Wie überhaupt die Sänger und der Chor mächtig gefordert sind was den körperlichen Einsatz angeht - eine Herausforderung, die sie toll meistern. Sollte auf der Trierer Bühne jemals wieder ein Chor ungelenk herumstehen, ist eines klar: Es liegt nicht an den Sängern, sondern an der Unfähigkeit des Regisseurs.
Birgit Scherzers Motivationskunst findet ihre Entsprechung im Talent von Valtteri Rauhalammi, Leben in die Partitur zu bringen. Er drängt alles Mechanisch-Wiederholende zurück, entwickelt feine dynamische Schattierungen, bringt Spannung in die Musik, gibt dem Affen auch schon mal Zucker - da, wo es möglich ist. Die Trierer Philharmoniker arbeiten präzise, rhythmussicher und in den besten Momenten so, dass man ihnen die Anstrengung, die diese Musik bereitet, nicht anmerkt. Die komplizierte Koordination zwischen Graben und Bühne stimmt vom ersten bis zum letzten Moment.
Leider hält das Stück die Qualität, die ihm schon zur Pause einen ungewöhnlich langanhaltenden, intensiven Beifall einbringt, in der zweiten Hälfte nicht durch. Das liegt nicht an dem eindrucksvollen, mobilen Bühnenbild von Knut Hetzer, das immer wieder Projektionsflächen für Scherzers lebende Bilder mit ihrer hohen Suggestionskraft liefert, und auch nicht an den starken Kostümen von Alexandra Bentele, die weniger auf Individualisierung setzen als auf Einordnung ins Gesamtbild.

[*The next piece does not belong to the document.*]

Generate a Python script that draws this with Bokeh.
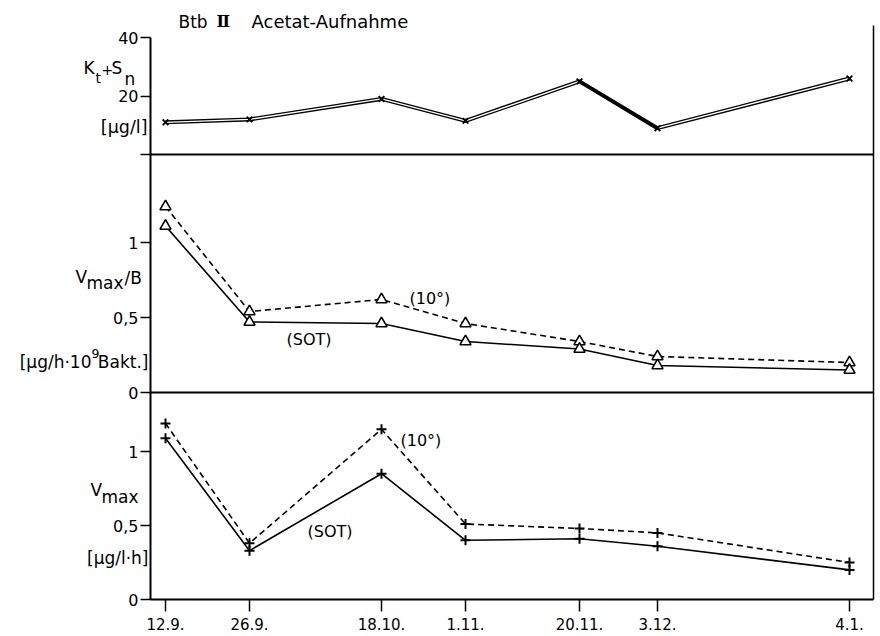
from bokeh.plotting import figure
from bokeh.models import Range1d, LinearAxis, FixedTicker, Label
from bokeh.embed import file_html
from bokeh.resources import INLINE

# ---- data ----
days = [0, 14, 36, 50, 69, 82, 114]          # days after 12.9.
date_labels = ["12.9.", "26.9.", "18.10.", "1.11.", "20.11.", "3.12.", "4.1."]
kt_sn = [11, 12, 19, 11.5, 25, 9, 26]                    # Kt+Sn [µg/l]
vmaxb_10 = [1.24, 0.54, 0.62, 0.46, 0.34, 0.24, 0.20]    # Vmax/B (10°)
vmaxb_sot = [1.11, 0.47, 0.46, 0.34, 0.29, 0.18, 0.15]   # Vmax/B (SOT)
vmax_10 = [1.19, 0.38, 1.15, 0.51, 0.48, 0.45, 0.25]     # Vmax (10°)
vmax_sot = [1.09, 0.33, 0.85, 0.40, 0.41, 0.36, 0.20]    # Vmax (SOT)
top_ticks = [0, 20, 40]
mid_ticks = [0, 0.5, 1]
bot_ticks = [0, 0.5, 1]

FONT = "DejaVu Sans"

# ---- layout (pixels) ----
W, H = 880, 634
PX_PER_DAY = 6.0
AXIS_PX = 150          # left axis position
DAY0_PX = 165          # position of first date
RIGHT_PX = 873         # right border position
X_START = -DAY0_PX / PX_PER_DAY
X_END = (W - DAY0_PX) / PX_PER_DAY
X_AXIS = (AXIS_PX - DAY0_PX) / PX_PER_DAY
X_RIGHT = (RIGHT_PX - DAY0_PX) / PX_PER_DAY
# panels: name -> (px of value 0 from top, px per unit, vmax)
panels = {
    "top": (154, 117 / 40, 40.0),
    "mid": (392, 150.0, 238 / 150),
    "bot": (599, 148.0, 207 / 148),
}
BORDER_TOP_PX = 25

p = figure(frame_width=W, frame_height=H, x_range=Range1d(X_START, X_END),
           y_range=Range1d(0, 1), x_axis_location=None, y_axis_location=None,
           output_backend="svg", toolbar_location=None,
           min_border=0, outline_line_color=None,
           background_fill_color="white", border_fill_color="white")
p.grid.visible = False

p.extra_y_ranges = {name: Range1d((b - H) / s, b / s)
                    for name, (b, s, vmax) in panels.items()}

common = dict(axis_line_color="black", major_tick_line_color="black",
              minor_tick_line_color=None, major_tick_in=0,
              major_label_text_font=FONT, major_label_text_color="black")

# x axis at the bottom panel's zero line
xa = LinearAxis(y_range_name="bot", fixed_location=0,
                ticker=FixedTicker(ticks=days, minor_ticks=[]),
                major_label_overrides={d: l for d, l in zip(days, date_labels)},
                bounds=(X_AXIS, X_RIGHT), axis_line_width=2,
                major_tick_line_width=1.5, major_tick_out=12,
                major_label_standoff=6, major_label_text_font_size="15px",
                **common)
p.add_layout(xa, "below")

# separators between panels
for name in ["top", "mid"]:
    sep = LinearAxis(y_range_name=name, fixed_location=0,
                     ticker=FixedTicker(ticks=[], minor_ticks=[]),
                     bounds=(X_AXIS, X_RIGHT), axis_line_width=2,
                     major_label_text_font_size="1px", **common)
    p.add_layout(sep, "below")

# left axes
tick_sets = {"top": top_ticks, "mid": mid_ticks, "bot": bot_ticks}
for name, ticks in tick_sets.items():
    vmax = panels[name][2]
    overrides = {t: ("0,5" if t == 0.5 else str(t)) for t in ticks}
    if name == "top":
        overrides[0] = ""
    ax = LinearAxis(y_range_name=name, fixed_location=X_AXIS,
                    ticker=FixedTicker(ticks=ticks, minor_ticks=[]),
                    bounds=(0, vmax), major_label_overrides=overrides,
                    axis_line_width=2, major_tick_line_width=1.5,
                    major_tick_out=10, major_label_standoff=2,
                    major_label_text_font_size="16px", **common)
    p.add_layout(ax, "left")

# right border
b_bot, s_bot, _ = panels["bot"]
rb = LinearAxis(y_range_name="bot", fixed_location=X_RIGHT,
                ticker=FixedTicker(ticks=[], minor_ticks=[]),
                bounds=(0, (b_bot - BORDER_TOP_PX) / s_bot),
                axis_line_width=1.5, major_label_text_font_size="1px",
                **common)
p.add_layout(rb, "right")

# ---- top panel: double line ----
p.line(days, kt_sn, y_range_name="top", line_color="black", line_width=4)
p.line(days[:5], kt_sn[:5], y_range_name="top", line_color="white", line_width=1.4)
p.line(days[5:], kt_sn[5:], y_range_name="top", line_color="white", line_width=1.4)
p.scatter(days, kt_sn, y_range_name="top", marker="x", size=8,
          line_color="black", line_width=1.8)

# ---- middle panel ----
p.line(days, vmaxb_10, y_range_name="mid", line_color="black",
       line_width=1.6, line_dash="6 4")
p.line(days, vmaxb_sot, y_range_name="mid", line_color="black", line_width=1.6)
for ys in (vmaxb_10, vmaxb_sot):
    p.scatter(days, ys, y_range_name="mid", marker="triangle", size=11,
              fill_color="white", line_color="black", line_width=1.6)

# ---- bottom panel ----
p.line(days, vmax_10, y_range_name="bot", line_color="black",
       line_width=1.6, line_dash="6 4")
p.line(days, vmax_sot, y_range_name="bot", line_color="black", line_width=1.6)
for ys in (vmax_10, vmax_sot):
    p.scatter(days, ys, y_range_name="bot", marker="cross", size=10,
              line_color="black", line_width=2)


# ---- texts ----
def put(text, rx, ry, align="left", size=16, font=FONT, style="normal"):
    p.add_layout(Label(x=X_AXIS, y=0, x_offset=rx - AXIS_PX,
                       y_offset=H - ry, text=text,
                       text_align=align, text_baseline="middle",
                       text_font=font, text_font_size=f"{size}px",
                       text_font_style=style, text_color="black"))


put("Btb", 178, 21, size=17)
put("Ⅱ", 216, 21, size=16, font="DejaVu Serif", style="bold")
put("Acetat-Aufnahme", 251, 21, size=18)

# Kt+Sn
put("K", 83, 67, size=17)
put("t", 95, 77, size=14)
put("+", 101, 69, size=14)
put("S", 111, 67, size=17)
put("n", 124, 78, size=17)
put("[µg/l]", 147, 126, align="right", size=17.5)

# Vmax/B
put("V", 75, 276, size=17)
put("max", 86, 282, size=17)
put("/B", 124, 277, size=17)
put("[µg/h·10", 91, 361, align="right", size=17)
put("9", 91, 353, size=12.5)
put("Bakt.]", 148, 361, align="right", size=17)
put("(10°)", 409, 298, size=16)
put("(SOT)", 286, 339, size=16)

# Vmax
put("V", 90, 489, size=17)
put("max", 101, 496, size=17)
put("[µg/l·h]", 148, 557, align="right", size=17)
put("(SOT)", 307, 531, size=16)
put("(10°)", 400, 440, size=16)

open("out.html", "w").write(file_html(p, INLINE))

Das Problem ist, dass dem Komponisten die Luft ausgeht, dass das Libretto immer beliebiger Tiefsinniges und Triviales aneinanderreiht. Entfalten die Visionen des Columbus (eher kraftvoll als filigran: Alexander Trauth) und seiner Königin Isabella (souverän trotz angesagter Indisposition: Claudia-Denise Beck) anfangs noch die Faszination eines Fiebertraums, dominiert im letzten Drittel der Oper das Gefühl bleierner Leere. Zum Glück hält Scherzer auch hier dagegen, arbeitet die Zwiespältigkeit menschlichen Entdeckertums in vielen Facetten heraus.
Am Schluss kräftiger Beifall für die Leistung des Trierer Theaters. Bei manchem freilich unterlegt mit der Erkenntnis, dass "The Voyage" nicht ganz zufällig den Weg ins allgemeine Repertoire verfehlt hat.